> [EXERCISE TASK]:
Skip the pictures. Set down, word for word, the lines from the start of the material up to and including the line with "yAxis.selectAll('.tick line').attr('stroke', '#8c8c8c')".

** begin MATERIAL FOR THIS TASK **

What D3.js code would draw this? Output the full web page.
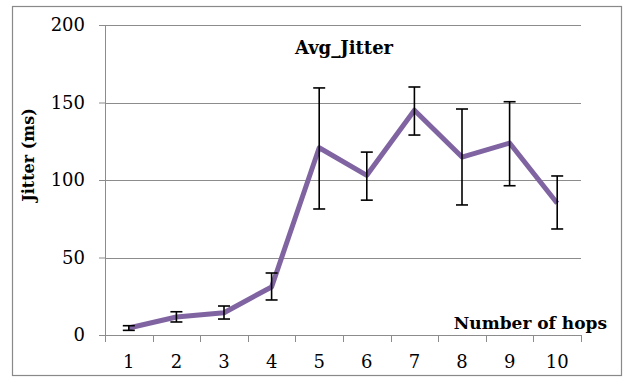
<!DOCTYPE html>
<html>
<head>
<meta charset="utf-8">
<script src="https://cdn.jsdelivr.net/npm/d3@7"></script>
<style>
  body { margin: 0; background: #fff; }
  svg { display: block; }
  .tick text { font-family: "DejaVu Serif", serif; font-size: 18px; fill: #000; }
  .bold { font-family: "DejaVu Serif", serif; font-weight: bold; fill: #000; }
</style>
</head>
<body>
<svg id="chart" width="625" height="378"></svg>
<script>
//

const hops = [1, 2, 3, 4, 5, 6, 7, 8, 9, 10]
const avgJitter = [4.5, 11.6, 14.4, 31, 120.8, 103, 145, 114.8, 123.8, 85]
const errHigh = [6, 15, 18.7, 40, 159.4, 118, 160, 145.8, 150.5, 102.6]
const errLow = [3, 8.4, 10.3, 22.6, 81.3, 87, 129, 83.9, 96.3, 68.4]
const yTicks = [0, 50, 100, 150, 200]

//

const svg = d3.select('#chart')
const margin = {top: 25, right: 44, bottom: 43, left: 105}
const width = 625 - margin.left - margin.right
const height = 378 - margin.top - margin.bottom

svg.append('rect')
  .attr('x', 12.5).attr('y', 6.5)
  .attr('width', 609).attr('height', 369)
  .attr('fill', 'none').attr('stroke', '#898989').attr('stroke-width', 1.2)

const x = d3.scaleBand().domain(hops).range([0, width])
const y = d3.scaleLinear().domain([0, 200]).range([height, 0])

const g = svg.append('g')
  .attr('transform', 'translate(' + margin.left + ',' + margin.top + ')')

// gridlines
g.selectAll('.grid')
  .data(yTicks.filter(d => d > 0))
  .enter().append('line')
  .attr('x1', 0).attr('x2', width)
  .attr('y1', d => Math.round(y(d)) + 0.5).attr('y2', d => Math.round(y(d)) + 0.5)
  .attr('stroke', '#8c8c8c').attr('stroke-width', 1)

const yAxis = g.append('g')
  .call(d3.axisLeft(y).tickValues(yTicks).tickSize(6).tickPadding(14))
yAxis.select('.domain').attr('stroke', '#8c8c8c')
yAxis.selectAll('.tick line').attr('stroke', '#8c8c8c')

// x axis with ticks on band edges
const xAxis = g.append('g')
  .attr('transform', 'translate(0,' + height + ')')
  .call(d3.axisBottom(x).tickSize(0).tickPadding(20))
xAxis.select('.domain').attr('stroke', '#8c8c8c')
xAxis.selectAll('.edge')
  .data(d3.range(hops.length + 1))
  .enter().append('line')
  .attr('x1', i => Math.round(i * x.step()) + 0.5)
  .attr('x2', i => Math.round(i * x.step()) + 0.5)
  .attr('y1', 0).attr('y2', 7)
  .attr('stroke', '#8c8c8c')

const cx = d => x(d) + x.bandwidth() / 2

// line
const line = d3.line()
  .x((d, i) => cx(hops[i]))
  .y(d => y(d))

g.append('path')
  .datum(avgJitter)
  .attr('d', line)
  .attr('fill', 'none')
  .attr('stroke', '#8064a2')
  .attr('stroke-width', 5)
  .attr('stroke-linejoin', 'round')

// error bars
const bars = g.selectAll('.err')
  .data(hops)
  .enter().append('g')
  .attr('stroke', '#000').attr('stroke-width', 1.6)

bars.append('line')
  .attr('x1', d => cx(d)).attr('x2', d => cx(d))
  .attr('y1', (d, i) => y(errHigh[i])).attr('y2', (d, i) => y(errLow[i]))
bars.append('line')
  .attr('x1', d => cx(d) - 6).attr('x2', d => cx(d) + 6)
  .attr('y1', (d, i) => y(errHigh[i])).attr('y2', (d, i) => y(errHigh[i]))
bars.append('line')
  .attr('x1', d => cx(d) - 6).attr('x2', d => cx(d) + 6)
  .attr('y1', (d, i) => y(errLow[i])).attr('y2', (d, i) => y(errLow[i]))

// titles
svg.append('text')
  .attr('class', 'bold')
  .attr('x', 344).attr('y', 54)
  .attr('text-anchor', 'middle')
  .attr('font-size', 18)
  .text('Avg_Jitter')

svg.append('text')
  .attr('class', 'bold')
  .attr('transform', 'translate(34,155) rotate(-90)')
  .attr('text-anchor', 'middle')
  .attr('font-size', 16)
  .text('Jitter (ms)')

svg.append('text')
  .attr('class', 'bold')
  .attr('x', 607).attr('y', 329)
  .attr('text-anchor', 'end')
  .attr('font-size', 17)
  .text('Number of hops')
</script>
</body>
</html>
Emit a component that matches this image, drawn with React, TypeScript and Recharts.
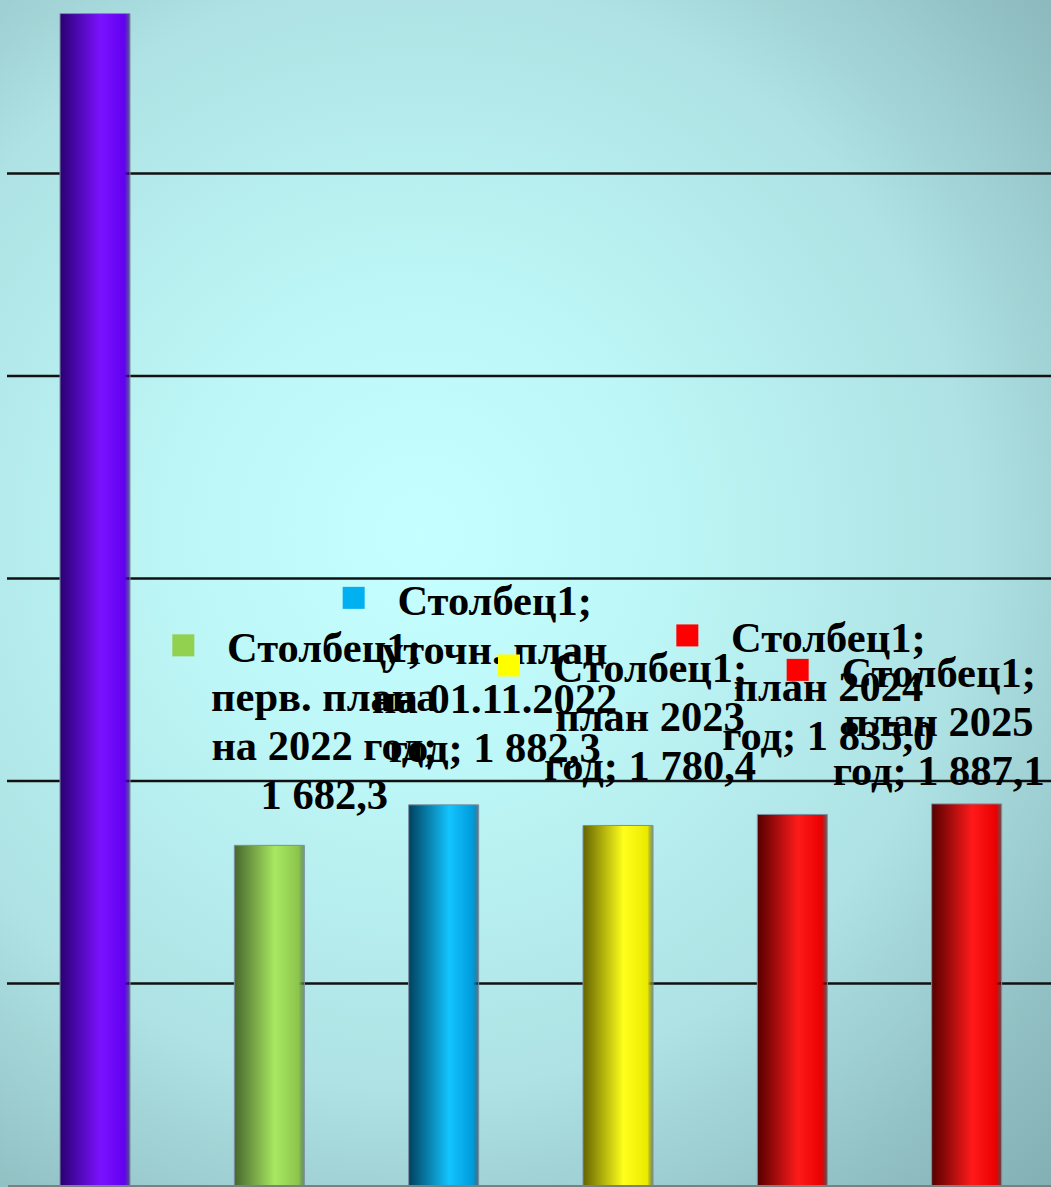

** end MATERIAL FOR THIS TASK **

> [ANSWER FOR THIS EXERCISE]:
What D3.js code would draw this? Output the full web page.
<!DOCTYPE html>
<html>
<head>
<meta charset="utf-8">
<script src="https://cdn.jsdelivr.net/npm/d3@7"></script>
<style>
  body { margin: 0; background: #fff; }
  svg { display: block; }
  .tick text { font-family: "DejaVu Serif", serif; font-size: 18px; fill: #000; }
  .bold { font-family: "DejaVu Serif", serif; font-weight: bold; fill: #000; }
</style>
</head>
<body>
<svg id="chart" width="625" height="378"></svg>
<script>
//

const hops = [1, 2, 3, 4, 5, 6, 7, 8, 9, 10]
const avgJitter = [4.5, 11.6, 14.4, 31, 120.8, 103, 145, 114.8, 123.8, 85]
const errHigh = [6, 15, 18.7, 40, 159.4, 118, 160, 145.8, 150.5, 102.6]
const errLow = [3, 8.4, 10.3, 22.6, 81.3, 87, 129, 83.9, 96.3, 68.4]
const yTicks = [0, 50, 100, 150, 200]

//

const svg = d3.select('#chart')
const margin = {top: 25, right: 44, bottom: 43, left: 105}
const width = 625 - margin.left - margin.right
const height = 378 - margin.top - margin.bottom

svg.append('rect')
  .attr('x', 12.5).attr('y', 6.5)
  .attr('width', 609).attr('height', 369)
  .attr('fill', 'none').attr('stroke', '#898989').attr('stroke-width', 1.2)

const x = d3.scaleBand().domain(hops).range([0, width])
const y = d3.scaleLinear().domain([0, 200]).range([height, 0])

const g = svg.append('g')
  .attr('transform', 'translate(' + margin.left + ',' + margin.top + ')')

// gridlines
g.selectAll('.grid')
  .data(yTicks.filter(d => d > 0))
  .enter().append('line')
  .attr('x1', 0).attr('x2', width)
  .attr('y1', d => Math.round(y(d)) + 0.5).attr('y2', d => Math.round(y(d)) + 0.5)
  .attr('stroke', '#8c8c8c').attr('stroke-width', 1)

const yAxis = g.append('g')
  .call(d3.axisLeft(y).tickValues(yTicks).tickSize(6).tickPadding(14))
yAxis.select('.domain').attr('stroke', '#8c8c8c')
yAxis.selectAll('.tick line').attr('stroke', '#8c8c8c')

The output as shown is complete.